» **AIM OF THE EXERCISE**:
Among the entries that follow, locate the line with "Emit a web page" and the line with "const yTicks = [0, 25, 50, 75, 100];". Output those lines and all lines in between, exactly, minus the pictures.

» **EXCERPTED DATA**:
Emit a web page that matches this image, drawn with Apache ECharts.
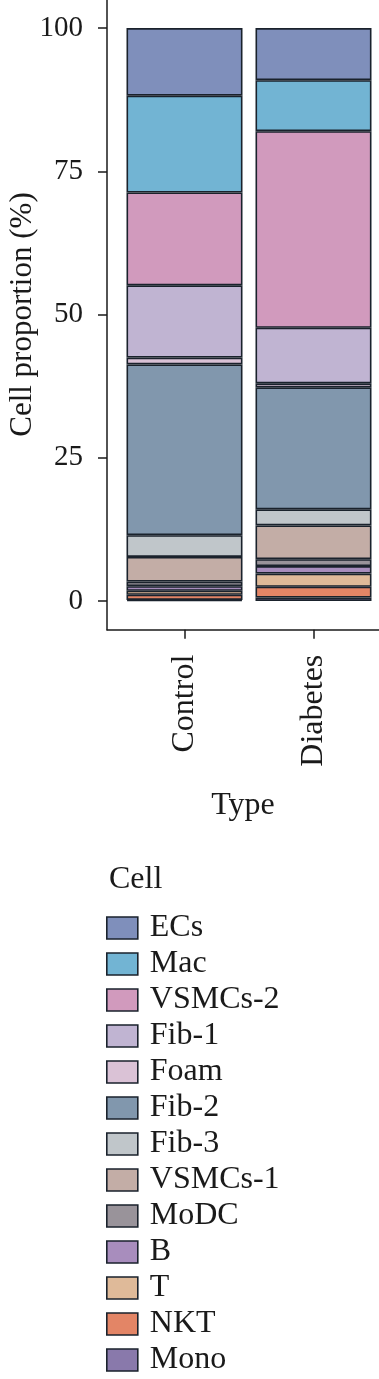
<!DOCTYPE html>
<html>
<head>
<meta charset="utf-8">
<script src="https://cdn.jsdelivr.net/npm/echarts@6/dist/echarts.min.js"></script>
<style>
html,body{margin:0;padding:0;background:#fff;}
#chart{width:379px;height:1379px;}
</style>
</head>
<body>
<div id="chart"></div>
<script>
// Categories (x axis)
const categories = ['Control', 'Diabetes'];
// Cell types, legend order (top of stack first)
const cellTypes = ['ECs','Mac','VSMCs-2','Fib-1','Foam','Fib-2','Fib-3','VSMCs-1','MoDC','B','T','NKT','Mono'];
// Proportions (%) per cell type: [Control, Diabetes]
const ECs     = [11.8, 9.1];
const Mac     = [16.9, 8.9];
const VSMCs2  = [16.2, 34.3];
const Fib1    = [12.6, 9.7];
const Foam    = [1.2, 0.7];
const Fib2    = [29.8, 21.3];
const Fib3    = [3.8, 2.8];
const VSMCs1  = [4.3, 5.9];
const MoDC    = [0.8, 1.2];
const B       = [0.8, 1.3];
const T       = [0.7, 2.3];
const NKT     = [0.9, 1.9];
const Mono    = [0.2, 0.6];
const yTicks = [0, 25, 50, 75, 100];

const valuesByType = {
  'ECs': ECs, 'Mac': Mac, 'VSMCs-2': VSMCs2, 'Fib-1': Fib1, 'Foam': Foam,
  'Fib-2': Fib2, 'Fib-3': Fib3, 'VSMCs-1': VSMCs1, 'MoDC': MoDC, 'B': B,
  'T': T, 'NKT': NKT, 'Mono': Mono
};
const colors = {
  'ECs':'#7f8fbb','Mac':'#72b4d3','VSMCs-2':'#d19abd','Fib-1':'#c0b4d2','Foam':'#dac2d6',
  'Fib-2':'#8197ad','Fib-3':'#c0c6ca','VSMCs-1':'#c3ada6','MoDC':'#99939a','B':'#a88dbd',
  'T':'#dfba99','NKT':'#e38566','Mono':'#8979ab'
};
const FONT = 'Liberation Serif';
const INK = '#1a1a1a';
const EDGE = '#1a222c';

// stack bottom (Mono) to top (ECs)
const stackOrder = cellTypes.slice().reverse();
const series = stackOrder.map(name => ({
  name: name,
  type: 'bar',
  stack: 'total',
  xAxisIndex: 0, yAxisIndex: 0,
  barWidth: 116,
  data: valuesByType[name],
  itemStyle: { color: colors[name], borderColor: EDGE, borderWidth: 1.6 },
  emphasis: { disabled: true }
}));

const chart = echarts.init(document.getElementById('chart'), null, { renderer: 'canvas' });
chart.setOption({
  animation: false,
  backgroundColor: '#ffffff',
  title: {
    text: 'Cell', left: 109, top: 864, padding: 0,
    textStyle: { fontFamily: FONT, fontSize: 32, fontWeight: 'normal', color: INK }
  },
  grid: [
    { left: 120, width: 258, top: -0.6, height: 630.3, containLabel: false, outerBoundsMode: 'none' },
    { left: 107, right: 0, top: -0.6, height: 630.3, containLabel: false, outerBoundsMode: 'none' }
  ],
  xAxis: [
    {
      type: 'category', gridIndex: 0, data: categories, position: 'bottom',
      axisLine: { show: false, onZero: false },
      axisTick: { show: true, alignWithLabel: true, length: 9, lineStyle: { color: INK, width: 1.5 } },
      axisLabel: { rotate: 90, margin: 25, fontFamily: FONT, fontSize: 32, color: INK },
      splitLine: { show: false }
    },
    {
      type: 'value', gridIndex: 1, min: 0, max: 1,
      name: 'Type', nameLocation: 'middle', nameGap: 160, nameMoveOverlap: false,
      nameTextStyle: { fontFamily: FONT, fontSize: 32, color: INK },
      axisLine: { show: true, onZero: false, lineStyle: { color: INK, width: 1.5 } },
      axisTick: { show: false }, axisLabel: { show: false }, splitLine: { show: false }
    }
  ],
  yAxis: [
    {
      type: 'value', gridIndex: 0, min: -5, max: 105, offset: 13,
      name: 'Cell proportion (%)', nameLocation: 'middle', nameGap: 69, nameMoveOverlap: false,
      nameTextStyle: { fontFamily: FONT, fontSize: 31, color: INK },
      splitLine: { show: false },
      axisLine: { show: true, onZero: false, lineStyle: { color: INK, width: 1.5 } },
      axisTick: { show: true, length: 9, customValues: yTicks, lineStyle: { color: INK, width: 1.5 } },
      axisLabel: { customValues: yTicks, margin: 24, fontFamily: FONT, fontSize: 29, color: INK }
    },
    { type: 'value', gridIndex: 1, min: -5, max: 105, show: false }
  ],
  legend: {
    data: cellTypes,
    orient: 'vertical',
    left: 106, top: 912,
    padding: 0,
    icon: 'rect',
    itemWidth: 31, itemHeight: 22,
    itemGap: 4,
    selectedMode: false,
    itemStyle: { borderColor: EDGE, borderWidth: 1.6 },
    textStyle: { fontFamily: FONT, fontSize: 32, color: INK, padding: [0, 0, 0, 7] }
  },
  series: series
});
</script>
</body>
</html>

---

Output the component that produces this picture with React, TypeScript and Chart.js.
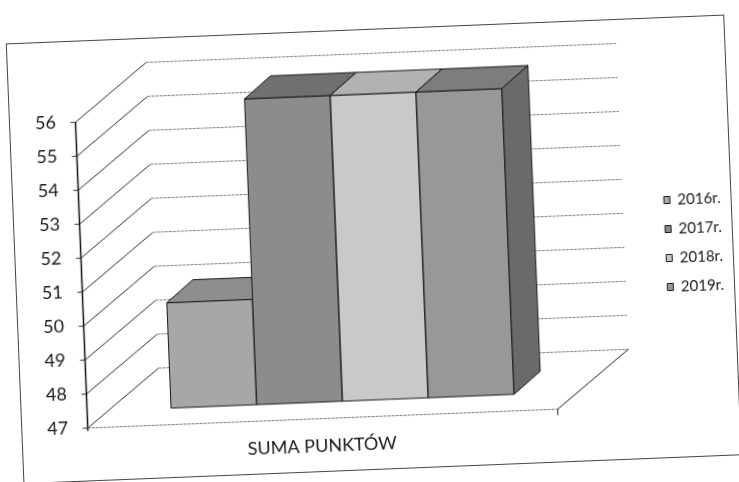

» **TASK SOLUTION**:
Emit a web page that matches this image, drawn with Apache ECharts.
<!DOCTYPE html>
<html>
<head>
<meta charset="utf-8">
<script src="https://cdn.jsdelivr.net/npm/echarts@6/dist/echarts.min.js"></script>
<style>
html,body{margin:0;padding:0;background:#fff;}
#chart{width:379px;height:1379px;}
</style>
</head>
<body>
<div id="chart"></div>
<script>
// Categories (x axis)
const categories = ['Control', 'Diabetes'];
// Cell types, legend order (top of stack first)
const cellTypes = ['ECs','Mac','VSMCs-2','Fib-1','Foam','Fib-2','Fib-3','VSMCs-1','MoDC','B','T','NKT','Mono'];
// Proportions (%) per cell type: [Control, Diabetes]
const ECs     = [11.8, 9.1];
const Mac     = [16.9, 8.9];
const VSMCs2  = [16.2, 34.3];
const Fib1    = [12.6, 9.7];
const Foam    = [1.2, 0.7];
const Fib2    = [29.8, 21.3];
const Fib3    = [3.8, 2.8];
const VSMCs1  = [4.3, 5.9];
const MoDC    = [0.8, 1.2];
const B       = [0.8, 1.3];
const T       = [0.7, 2.3];
const NKT     = [0.9, 1.9];
const Mono    = [0.2, 0.6];
const yTicks = [0, 25, 50, 75, 100];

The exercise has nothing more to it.